▶ Goal:
Your task is to retype, word for word, the lines from the start of the data through the line holding "import seaborn as sns". Do not include the pictures.
── Information provided ──
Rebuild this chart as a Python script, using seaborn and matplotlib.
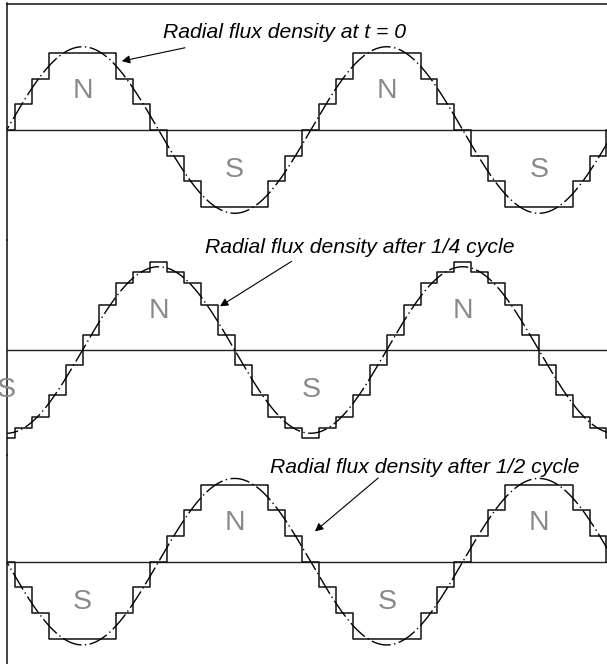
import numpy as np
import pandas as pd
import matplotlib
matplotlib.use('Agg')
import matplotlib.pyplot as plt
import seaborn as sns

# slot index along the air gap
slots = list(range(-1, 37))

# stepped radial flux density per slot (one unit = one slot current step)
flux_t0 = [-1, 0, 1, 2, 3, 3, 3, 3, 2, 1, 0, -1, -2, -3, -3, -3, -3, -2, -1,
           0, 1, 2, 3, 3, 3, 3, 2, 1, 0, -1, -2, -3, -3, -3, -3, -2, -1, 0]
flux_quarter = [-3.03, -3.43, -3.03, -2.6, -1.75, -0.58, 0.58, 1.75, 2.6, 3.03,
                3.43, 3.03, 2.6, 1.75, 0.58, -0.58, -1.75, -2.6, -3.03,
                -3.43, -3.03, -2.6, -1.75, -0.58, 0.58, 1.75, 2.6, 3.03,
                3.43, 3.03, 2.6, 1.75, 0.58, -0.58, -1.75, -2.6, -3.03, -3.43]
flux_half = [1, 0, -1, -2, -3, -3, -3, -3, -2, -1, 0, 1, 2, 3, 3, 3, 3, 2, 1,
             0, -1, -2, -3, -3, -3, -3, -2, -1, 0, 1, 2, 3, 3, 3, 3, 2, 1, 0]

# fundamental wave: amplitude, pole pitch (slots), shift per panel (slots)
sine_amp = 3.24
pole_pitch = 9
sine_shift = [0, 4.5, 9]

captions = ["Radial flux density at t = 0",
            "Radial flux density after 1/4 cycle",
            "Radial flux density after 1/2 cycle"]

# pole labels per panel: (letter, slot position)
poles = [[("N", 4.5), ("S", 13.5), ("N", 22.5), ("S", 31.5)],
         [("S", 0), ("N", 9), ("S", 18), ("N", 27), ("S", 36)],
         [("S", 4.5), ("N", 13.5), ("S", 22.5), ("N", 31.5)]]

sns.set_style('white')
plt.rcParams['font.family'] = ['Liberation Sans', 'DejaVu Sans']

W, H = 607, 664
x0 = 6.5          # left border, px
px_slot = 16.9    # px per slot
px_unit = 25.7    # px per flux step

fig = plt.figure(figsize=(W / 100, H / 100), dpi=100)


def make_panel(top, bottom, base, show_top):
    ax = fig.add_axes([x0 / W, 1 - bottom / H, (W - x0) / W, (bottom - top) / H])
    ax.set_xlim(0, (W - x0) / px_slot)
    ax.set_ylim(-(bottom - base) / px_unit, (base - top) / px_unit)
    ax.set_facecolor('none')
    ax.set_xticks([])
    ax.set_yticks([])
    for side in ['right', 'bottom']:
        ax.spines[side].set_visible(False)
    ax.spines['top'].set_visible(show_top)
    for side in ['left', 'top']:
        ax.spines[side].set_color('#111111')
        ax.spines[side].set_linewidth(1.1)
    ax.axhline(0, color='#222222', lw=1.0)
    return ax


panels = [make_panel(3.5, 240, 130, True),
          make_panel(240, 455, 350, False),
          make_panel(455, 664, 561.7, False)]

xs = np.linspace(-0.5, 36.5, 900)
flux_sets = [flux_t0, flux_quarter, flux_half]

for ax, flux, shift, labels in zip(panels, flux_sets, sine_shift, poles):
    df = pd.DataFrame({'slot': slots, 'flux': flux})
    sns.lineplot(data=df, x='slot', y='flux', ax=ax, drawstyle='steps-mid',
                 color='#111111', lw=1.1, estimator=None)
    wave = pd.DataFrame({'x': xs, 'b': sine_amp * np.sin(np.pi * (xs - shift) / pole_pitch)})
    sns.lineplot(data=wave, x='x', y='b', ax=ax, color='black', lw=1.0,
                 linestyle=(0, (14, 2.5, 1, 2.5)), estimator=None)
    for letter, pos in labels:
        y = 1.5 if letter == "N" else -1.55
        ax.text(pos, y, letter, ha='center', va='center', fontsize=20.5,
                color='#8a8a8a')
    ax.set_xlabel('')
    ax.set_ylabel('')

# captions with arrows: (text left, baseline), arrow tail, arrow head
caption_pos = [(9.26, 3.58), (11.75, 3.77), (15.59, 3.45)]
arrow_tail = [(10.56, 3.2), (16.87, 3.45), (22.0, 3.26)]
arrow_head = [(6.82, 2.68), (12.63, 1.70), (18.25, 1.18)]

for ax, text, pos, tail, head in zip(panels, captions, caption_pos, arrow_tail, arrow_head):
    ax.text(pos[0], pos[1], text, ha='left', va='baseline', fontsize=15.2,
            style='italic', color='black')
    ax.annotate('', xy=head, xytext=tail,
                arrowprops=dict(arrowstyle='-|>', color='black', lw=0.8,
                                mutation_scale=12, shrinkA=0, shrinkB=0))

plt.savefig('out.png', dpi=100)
───
▶ Right answer:
Rebuild this chart as a Python script, using seaborn and matplotlib.
import numpy as np
import pandas as pd
import matplotlib
matplotlib.use('Agg')
import matplotlib.pyplot as plt
import seaborn as sns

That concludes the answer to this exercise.